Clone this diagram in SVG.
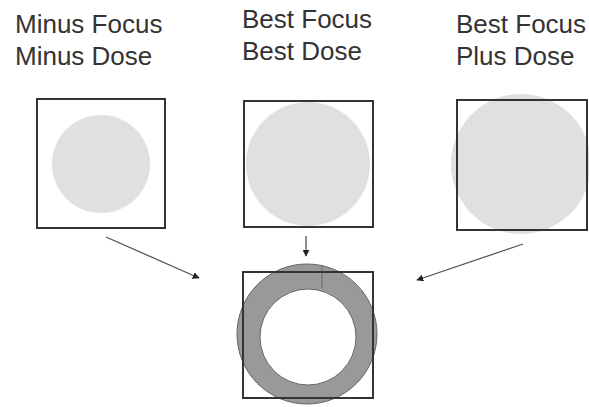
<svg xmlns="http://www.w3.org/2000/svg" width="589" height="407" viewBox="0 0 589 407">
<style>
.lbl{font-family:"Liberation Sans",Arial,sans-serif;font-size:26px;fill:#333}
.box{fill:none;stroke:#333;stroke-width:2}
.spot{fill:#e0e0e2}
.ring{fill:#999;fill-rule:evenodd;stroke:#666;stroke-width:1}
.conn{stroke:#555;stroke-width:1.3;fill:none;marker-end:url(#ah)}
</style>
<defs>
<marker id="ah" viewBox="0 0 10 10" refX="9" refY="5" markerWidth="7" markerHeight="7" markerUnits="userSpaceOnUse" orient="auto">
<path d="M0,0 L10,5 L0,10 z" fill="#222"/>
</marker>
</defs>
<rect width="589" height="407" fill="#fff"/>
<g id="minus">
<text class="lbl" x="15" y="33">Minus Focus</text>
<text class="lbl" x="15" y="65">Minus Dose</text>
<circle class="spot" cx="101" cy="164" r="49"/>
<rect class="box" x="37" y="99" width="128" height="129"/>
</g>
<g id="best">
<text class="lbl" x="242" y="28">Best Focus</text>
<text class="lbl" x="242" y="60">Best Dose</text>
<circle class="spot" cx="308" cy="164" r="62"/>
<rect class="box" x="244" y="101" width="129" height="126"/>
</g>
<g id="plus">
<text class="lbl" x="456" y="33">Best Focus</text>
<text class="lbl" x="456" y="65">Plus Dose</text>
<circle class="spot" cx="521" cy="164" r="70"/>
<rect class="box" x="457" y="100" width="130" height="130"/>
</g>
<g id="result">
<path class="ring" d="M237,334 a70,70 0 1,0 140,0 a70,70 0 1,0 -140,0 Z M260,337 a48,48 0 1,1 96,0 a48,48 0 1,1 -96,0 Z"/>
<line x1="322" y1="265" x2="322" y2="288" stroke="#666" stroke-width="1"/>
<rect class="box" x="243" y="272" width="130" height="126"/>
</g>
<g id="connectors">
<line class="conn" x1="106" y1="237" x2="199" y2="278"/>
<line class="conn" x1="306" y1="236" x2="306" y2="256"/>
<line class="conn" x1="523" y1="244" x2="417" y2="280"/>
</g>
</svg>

# The problem
Write out each line of the data exactly; the images should be left out.

# Answer to this task
Clone this diagram in SVG.
<svg xmlns="http://www.w3.org/2000/svg" width="589" height="407" viewBox="0 0 589 407">
<style>
.lbl{font-family:"Liberation Sans",Arial,sans-serif;font-size:26px;fill:#333}
.box{fill:none;stroke:#333;stroke-width:2}
.spot{fill:#e0e0e2}
.ring{fill:#999;fill-rule:evenodd;stroke:#666;stroke-width:1}
.conn{stroke:#555;stroke-width:1.3;fill:none;marker-end:url(#ah)}
</style>
<defs>
<marker id="ah" viewBox="0 0 10 10" refX="9" refY="5" markerWidth="7" markerHeight="7" markerUnits="userSpaceOnUse" orient="auto">
<path d="M0,0 L10,5 L0,10 z" fill="#222"/>
</marker>
</defs>
<rect width="589" height="407" fill="#fff"/>
<g id="minus">
<text class="lbl" x="15" y="33">Minus Focus</text>
<text class="lbl" x="15" y="65">Minus Dose</text>
<circle class="spot" cx="101" cy="164" r="49"/>
<rect class="box" x="37" y="99" width="128" height="129"/>
</g>
<g id="best">
<text class="lbl" x="242" y="28">Best Focus</text>
<text class="lbl" x="242" y="60">Best Dose</text>
<circle class="spot" cx="308" cy="164" r="62"/>
<rect class="box" x="244" y="101" width="129" height="126"/>
</g>
<g id="plus">
<text class="lbl" x="456" y="33">Best Focus</text>
<text class="lbl" x="456" y="65">Plus Dose</text>
<circle class="spot" cx="521" cy="164" r="70"/>
<rect class="box" x="457" y="100" width="130" height="130"/>
</g>
<g id="result">
<path class="ring" d="M237,334 a70,70 0 1,0 140,0 a70,70 0 1,0 -140,0 Z M260,337 a48,48 0 1,1 96,0 a48,48 0 1,1 -96,0 Z"/>
<line x1="322" y1="265" x2="322" y2="288" stroke="#666" stroke-width="1"/>
<rect class="box" x="243" y="272" width="130" height="126"/>
</g>
<g id="connectors">
<line class="conn" x1="106" y1="237" x2="199" y2="278"/>
<line class="conn" x1="306" y1="236" x2="306" y2="256"/>
<line class="conn" x1="523" y1="244" x2="417" y2="280"/>
</g>
</svg>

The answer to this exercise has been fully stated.